Bennie Van Zyl, producteur de céréales, a décidé de partir ailleurs. Loin de ce gouvernement qu’il qualifie « d’incompétent », et loin des attaques de fermes, si nombreuses, dit-il, « qu’on n’en parle même plus dans les journaux ». C’est sur la Géorgie, petit pays coincé entre la Russie et la Turquie, qu’il a jeté son dévolu. À coup de milliers de dollars, Tbilissi s’assure une promotion cinq étoiles dans toutes les chambres de commerce. Quand elle a entendu dire que des fermiers afrikaners voulaient quitter l’Afrique du Sud, la Géorgie leur a tendu la main, proposant autant de terres arables que le lui permettent ses 69 000 km2.
« Tour-opérateur » agricole
« Les choses se présentent très bien, je pense que nous serons nombreux à nous installer ici », se réjouit Bennie Van Zyl. Membre du Transvaal Agricultural Union (TAU, syndicat de fermiers majoritairement boers), l’agriculteur est en prospection en Géorgie. Il a posé ses valises dans la capitale afin de préparer un « tour-opérateur » agricole pour les membres de son syndicat, ce mois-ci. Une semaine pour parcourir le pays et découvrir tous les avantages que l’État géorgien consent, de la plaque d’immatriculation faite en vingt-quatre heures à l’exonération fiscale pour les cinq années à venir.
Ni Tbilissi ni Bennie Van Zyl ne doutent du succès de l’opération « Boers in Georgia ». Un protocole d’accord a été signé entre le TAU et l’État géorgien, en août 2010, et il suscite beaucoup d’intérêt côté sud-africain. « Environ trois cents fermiers se sont inscrits sur la liste pour le voyage du mois de janvier, explique Juba Maruashvili, manager du projet côté géorgien. Et nous pensons qu’ils seront de plus en plus nombreux à s’intéresser à notre pays lorsqu’on voit le nombre de visites sur notre site internet. » En Géorgie, tout est à faire. L’agriculture y est très peu productive et les fermiers locaux ont peu de moyens. « Avec la position géographique, on peut faire de tout : des pommes, des poires, des pêches, du soja, des pommes de terre, du bétail et, bien sûr, du vin ! » énonce Bennie Van Zyl, enthousiaste.
Violence et chômage
« Ici, la corruption est quasi inexistante, les conditions fiscales sont plus qu’intéressantes et le taux de criminalité a chuté de 90 % en dix ans », insiste Juba Maruashvili. L’argument de la sécurité fait mouche chez les fermiers blancs. « À 5 miles de chez moi, une ferme a été visitée par des brigands. Il n’y avait que deux femmes dans la maison : ils les ont violées, torturées et tuées, témoigne Bennie Van Zyl. Ne vous fiez pas aux statistiques du gouvernement, la violence ne cesse d’augmenter, surtout dans les zones isolées. »
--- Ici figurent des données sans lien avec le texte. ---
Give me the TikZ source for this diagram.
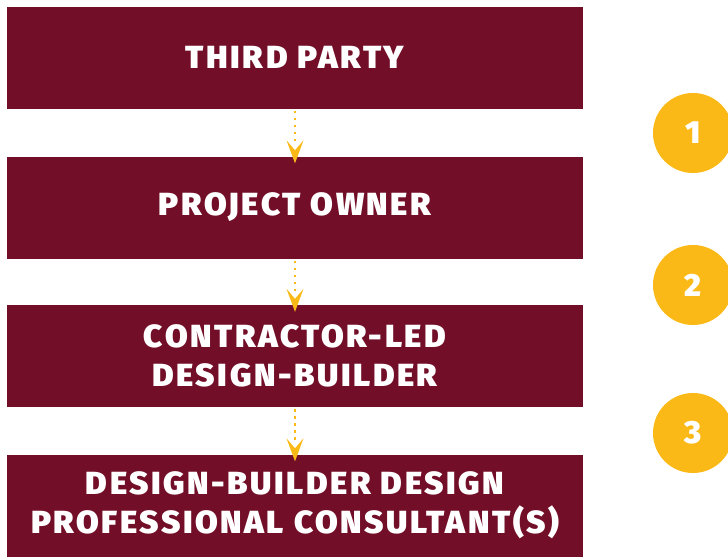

Oubliée la trêve du Mondial qui montrait une « nation Arc-en-Ciel » dans l’allégresse. La réalité reprend ses droits, dans ce pays où 25 % de la population est officiellement au chômage.
En attendant, les fermiers blancs se cherchent des issues de secours. Si certains sont partis très loin – dans l’outback australien, au Canada ou aux États-Unis –, d’autres ont choisi de rester sur le continent africain. Depuis avril 2010, les fermiers du syndicat Agri SA – un autre syndicat agricole sud-africain – ont la possibilité d’exploiter 200 000 ha au Congo-Brazzaville, où moins de 5 % des terres cultivables sont exploitées. Les autorités congolaises promettent des terres et de la sécurité en échange du savoir-faire sud-africain. Après le Mozambique et l’Égypte, le Gabon, le Cameroun et le Soudan seraient, eux aussi, prêts à accueillir les exploitants à bras ouverts.